* _Given request_
Copy exactly, and only, the lines starting at the line with "Reproduce this chart with Plotly." and ending at the line with "start = end". Leave every picture out of the copy.

* _Dataset rows_
▬▬▬

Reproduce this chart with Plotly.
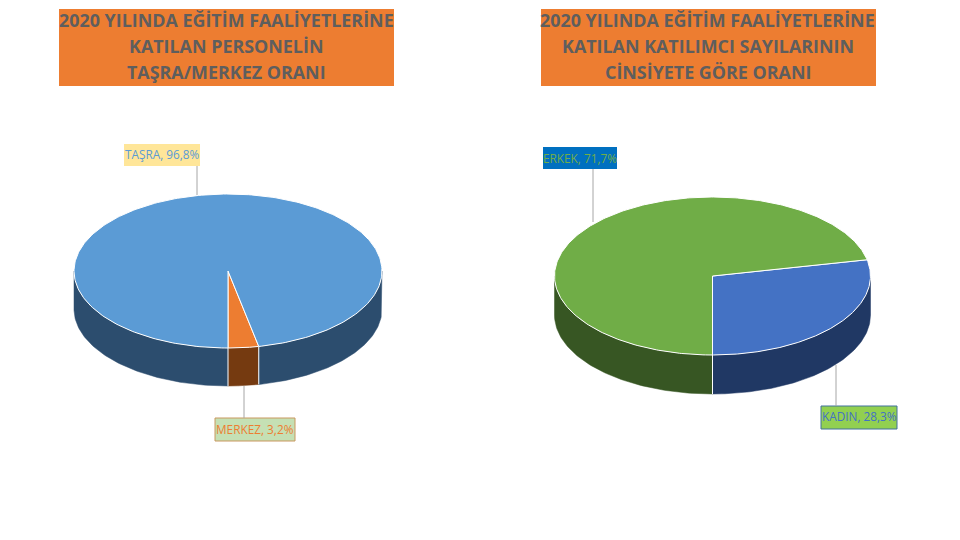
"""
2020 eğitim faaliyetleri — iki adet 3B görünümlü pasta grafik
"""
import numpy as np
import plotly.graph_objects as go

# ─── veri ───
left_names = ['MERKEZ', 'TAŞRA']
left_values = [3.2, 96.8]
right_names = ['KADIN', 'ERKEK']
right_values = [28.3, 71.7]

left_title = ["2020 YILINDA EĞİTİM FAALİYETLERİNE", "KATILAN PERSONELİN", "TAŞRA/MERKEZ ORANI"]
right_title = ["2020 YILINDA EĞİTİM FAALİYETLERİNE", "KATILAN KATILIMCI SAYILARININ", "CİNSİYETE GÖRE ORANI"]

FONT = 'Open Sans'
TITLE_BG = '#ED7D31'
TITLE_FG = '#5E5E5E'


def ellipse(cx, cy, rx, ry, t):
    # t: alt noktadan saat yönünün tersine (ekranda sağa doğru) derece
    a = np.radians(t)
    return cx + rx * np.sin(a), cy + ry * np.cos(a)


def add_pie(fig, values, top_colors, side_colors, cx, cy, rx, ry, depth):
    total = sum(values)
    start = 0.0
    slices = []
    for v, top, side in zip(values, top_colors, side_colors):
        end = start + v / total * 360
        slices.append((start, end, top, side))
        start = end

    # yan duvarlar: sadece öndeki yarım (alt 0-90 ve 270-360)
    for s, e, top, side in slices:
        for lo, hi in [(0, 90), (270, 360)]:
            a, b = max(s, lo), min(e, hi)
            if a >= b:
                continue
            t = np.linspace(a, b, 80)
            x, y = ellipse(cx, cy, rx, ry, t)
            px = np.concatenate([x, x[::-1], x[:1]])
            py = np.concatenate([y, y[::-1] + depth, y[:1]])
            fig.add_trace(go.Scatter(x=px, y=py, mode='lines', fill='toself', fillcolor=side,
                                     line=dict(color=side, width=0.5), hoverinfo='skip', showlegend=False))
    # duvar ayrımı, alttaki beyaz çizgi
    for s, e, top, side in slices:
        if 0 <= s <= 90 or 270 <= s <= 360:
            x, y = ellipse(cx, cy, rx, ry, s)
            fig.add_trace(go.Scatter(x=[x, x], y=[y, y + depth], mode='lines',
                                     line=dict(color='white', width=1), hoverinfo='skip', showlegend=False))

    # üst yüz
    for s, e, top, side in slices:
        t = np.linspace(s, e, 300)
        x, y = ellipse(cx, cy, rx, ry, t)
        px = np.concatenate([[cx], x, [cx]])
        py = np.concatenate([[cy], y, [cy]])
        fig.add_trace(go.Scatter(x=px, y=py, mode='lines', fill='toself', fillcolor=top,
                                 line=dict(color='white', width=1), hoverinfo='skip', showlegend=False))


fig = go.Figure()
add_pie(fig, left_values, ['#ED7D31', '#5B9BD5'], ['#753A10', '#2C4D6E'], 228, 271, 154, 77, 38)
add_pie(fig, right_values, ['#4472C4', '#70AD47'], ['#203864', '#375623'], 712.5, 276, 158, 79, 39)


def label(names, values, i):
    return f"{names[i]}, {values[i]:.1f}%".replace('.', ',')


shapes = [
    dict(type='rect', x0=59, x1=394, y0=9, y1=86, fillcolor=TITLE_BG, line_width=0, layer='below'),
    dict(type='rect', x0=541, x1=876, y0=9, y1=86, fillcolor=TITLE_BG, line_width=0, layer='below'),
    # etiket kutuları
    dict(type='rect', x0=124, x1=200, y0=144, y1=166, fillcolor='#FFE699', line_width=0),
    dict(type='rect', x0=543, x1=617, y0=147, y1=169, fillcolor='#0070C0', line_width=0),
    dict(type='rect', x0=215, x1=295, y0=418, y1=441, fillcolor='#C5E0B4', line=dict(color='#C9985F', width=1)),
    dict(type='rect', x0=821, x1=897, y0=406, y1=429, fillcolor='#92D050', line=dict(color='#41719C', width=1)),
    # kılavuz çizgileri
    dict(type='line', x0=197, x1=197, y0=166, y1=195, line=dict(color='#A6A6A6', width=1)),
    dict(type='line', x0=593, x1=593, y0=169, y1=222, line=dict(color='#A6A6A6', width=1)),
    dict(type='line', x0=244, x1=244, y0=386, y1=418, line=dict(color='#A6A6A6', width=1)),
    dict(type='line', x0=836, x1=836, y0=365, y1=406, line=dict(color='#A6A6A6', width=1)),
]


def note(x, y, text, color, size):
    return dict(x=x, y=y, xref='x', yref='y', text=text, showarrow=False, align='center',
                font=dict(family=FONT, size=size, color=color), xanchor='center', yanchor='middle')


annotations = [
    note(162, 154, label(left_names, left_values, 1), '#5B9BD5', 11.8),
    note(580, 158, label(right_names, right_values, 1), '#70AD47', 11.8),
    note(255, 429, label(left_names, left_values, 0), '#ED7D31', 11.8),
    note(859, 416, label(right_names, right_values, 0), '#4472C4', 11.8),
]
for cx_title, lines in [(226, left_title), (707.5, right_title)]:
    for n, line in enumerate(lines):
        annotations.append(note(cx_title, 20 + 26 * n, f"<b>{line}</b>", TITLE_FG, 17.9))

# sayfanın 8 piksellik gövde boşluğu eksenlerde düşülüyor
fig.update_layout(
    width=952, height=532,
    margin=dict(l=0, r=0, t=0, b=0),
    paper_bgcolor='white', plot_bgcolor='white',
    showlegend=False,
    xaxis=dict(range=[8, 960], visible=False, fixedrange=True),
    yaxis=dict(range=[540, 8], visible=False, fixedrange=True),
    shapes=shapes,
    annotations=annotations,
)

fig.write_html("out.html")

▬▬▬

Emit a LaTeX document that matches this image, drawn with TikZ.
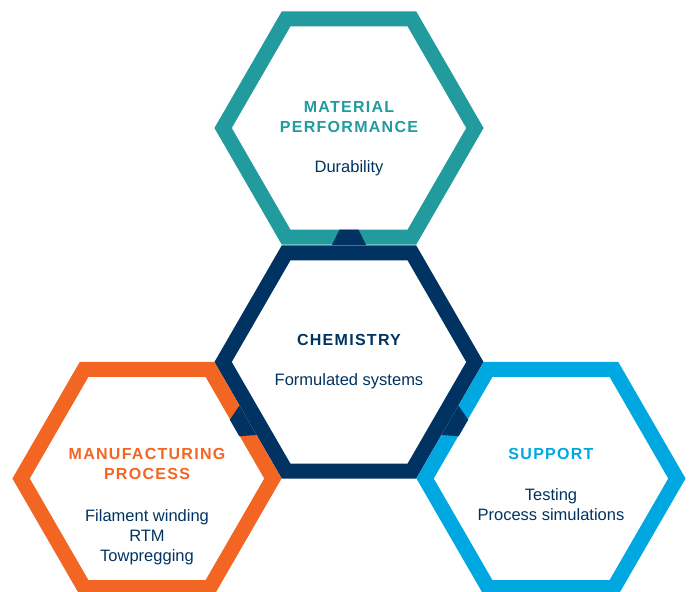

▬▬▬

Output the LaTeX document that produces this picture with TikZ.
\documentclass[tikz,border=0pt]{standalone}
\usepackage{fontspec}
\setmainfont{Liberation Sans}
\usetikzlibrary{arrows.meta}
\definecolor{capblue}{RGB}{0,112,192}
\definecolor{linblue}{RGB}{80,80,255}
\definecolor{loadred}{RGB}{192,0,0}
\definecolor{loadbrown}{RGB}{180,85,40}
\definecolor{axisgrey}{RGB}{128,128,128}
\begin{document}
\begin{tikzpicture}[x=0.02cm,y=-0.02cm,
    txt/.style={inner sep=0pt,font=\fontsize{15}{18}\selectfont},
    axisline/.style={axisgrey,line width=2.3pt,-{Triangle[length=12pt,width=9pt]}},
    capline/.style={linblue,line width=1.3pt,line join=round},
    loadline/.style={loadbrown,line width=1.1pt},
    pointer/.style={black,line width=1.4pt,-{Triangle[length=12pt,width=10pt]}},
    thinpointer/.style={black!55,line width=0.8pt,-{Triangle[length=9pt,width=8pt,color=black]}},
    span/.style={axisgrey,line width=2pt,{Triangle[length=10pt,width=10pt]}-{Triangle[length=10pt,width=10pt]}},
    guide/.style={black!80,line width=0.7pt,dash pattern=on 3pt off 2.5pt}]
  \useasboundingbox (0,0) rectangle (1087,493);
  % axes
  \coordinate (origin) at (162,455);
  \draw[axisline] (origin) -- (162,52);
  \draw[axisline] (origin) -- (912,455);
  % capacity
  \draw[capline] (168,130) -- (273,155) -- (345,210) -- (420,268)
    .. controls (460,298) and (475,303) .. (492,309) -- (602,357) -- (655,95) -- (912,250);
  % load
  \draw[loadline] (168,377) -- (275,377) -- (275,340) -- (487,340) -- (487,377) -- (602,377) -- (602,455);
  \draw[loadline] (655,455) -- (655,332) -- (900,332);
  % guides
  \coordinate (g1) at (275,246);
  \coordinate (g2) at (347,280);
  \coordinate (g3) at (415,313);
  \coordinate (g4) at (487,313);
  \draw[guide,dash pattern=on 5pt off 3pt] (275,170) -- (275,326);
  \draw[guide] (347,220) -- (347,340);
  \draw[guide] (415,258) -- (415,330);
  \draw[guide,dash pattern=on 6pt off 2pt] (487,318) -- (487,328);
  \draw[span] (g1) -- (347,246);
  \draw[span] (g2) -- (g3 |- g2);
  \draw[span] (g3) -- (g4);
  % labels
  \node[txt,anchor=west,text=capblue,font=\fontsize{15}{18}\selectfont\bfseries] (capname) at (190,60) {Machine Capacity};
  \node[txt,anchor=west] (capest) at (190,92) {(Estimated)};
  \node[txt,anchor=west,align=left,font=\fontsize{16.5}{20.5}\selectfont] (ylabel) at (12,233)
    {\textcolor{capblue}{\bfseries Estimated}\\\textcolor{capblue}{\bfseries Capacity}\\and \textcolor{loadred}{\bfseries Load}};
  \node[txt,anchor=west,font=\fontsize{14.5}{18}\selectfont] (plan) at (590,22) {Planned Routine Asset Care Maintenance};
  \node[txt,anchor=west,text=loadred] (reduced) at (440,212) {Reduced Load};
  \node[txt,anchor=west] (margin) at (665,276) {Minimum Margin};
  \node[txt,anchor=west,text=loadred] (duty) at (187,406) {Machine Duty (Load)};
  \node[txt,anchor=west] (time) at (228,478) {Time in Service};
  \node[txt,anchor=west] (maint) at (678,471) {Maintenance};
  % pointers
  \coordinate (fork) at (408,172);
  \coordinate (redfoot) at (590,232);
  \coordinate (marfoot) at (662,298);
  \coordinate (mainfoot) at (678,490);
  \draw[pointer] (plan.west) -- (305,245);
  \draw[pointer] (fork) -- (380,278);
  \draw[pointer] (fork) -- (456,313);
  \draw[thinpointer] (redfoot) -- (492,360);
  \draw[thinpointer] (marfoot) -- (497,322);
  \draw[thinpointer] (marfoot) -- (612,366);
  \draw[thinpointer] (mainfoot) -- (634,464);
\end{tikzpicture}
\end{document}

▬▬▬

* _Task answer_
Reproduce this chart with Plotly.
"""
2020 eğitim faaliyetleri — iki adet 3B görünümlü pasta grafik
"""
import numpy as np
import plotly.graph_objects as go

# ─── veri ───
left_names = ['MERKEZ', 'TAŞRA']
left_values = [3.2, 96.8]
right_names = ['KADIN', 'ERKEK']
right_values = [28.3, 71.7]

left_title = ["2020 YILINDA EĞİTİM FAALİYETLERİNE", "KATILAN PERSONELİN", "TAŞRA/MERKEZ ORANI"]
right_title = ["2020 YILINDA EĞİTİM FAALİYETLERİNE", "KATILAN KATILIMCI SAYILARININ", "CİNSİYETE GÖRE ORANI"]

FONT = 'Open Sans'
TITLE_BG = '#ED7D31'
TITLE_FG = '#5E5E5E'


def ellipse(cx, cy, rx, ry, t):
    # t: alt noktadan saat yönünün tersine (ekranda sağa doğru) derece
    a = np.radians(t)
    return cx + rx * np.sin(a), cy + ry * np.cos(a)


def add_pie(fig, values, top_colors, side_colors, cx, cy, rx, ry, depth):
    total = sum(values)
    start = 0.0
    slices = []
    for v, top, side in zip(values, top_colors, side_colors):
        end = start + v / total * 360
        slices.append((start, end, top, side))
        start = end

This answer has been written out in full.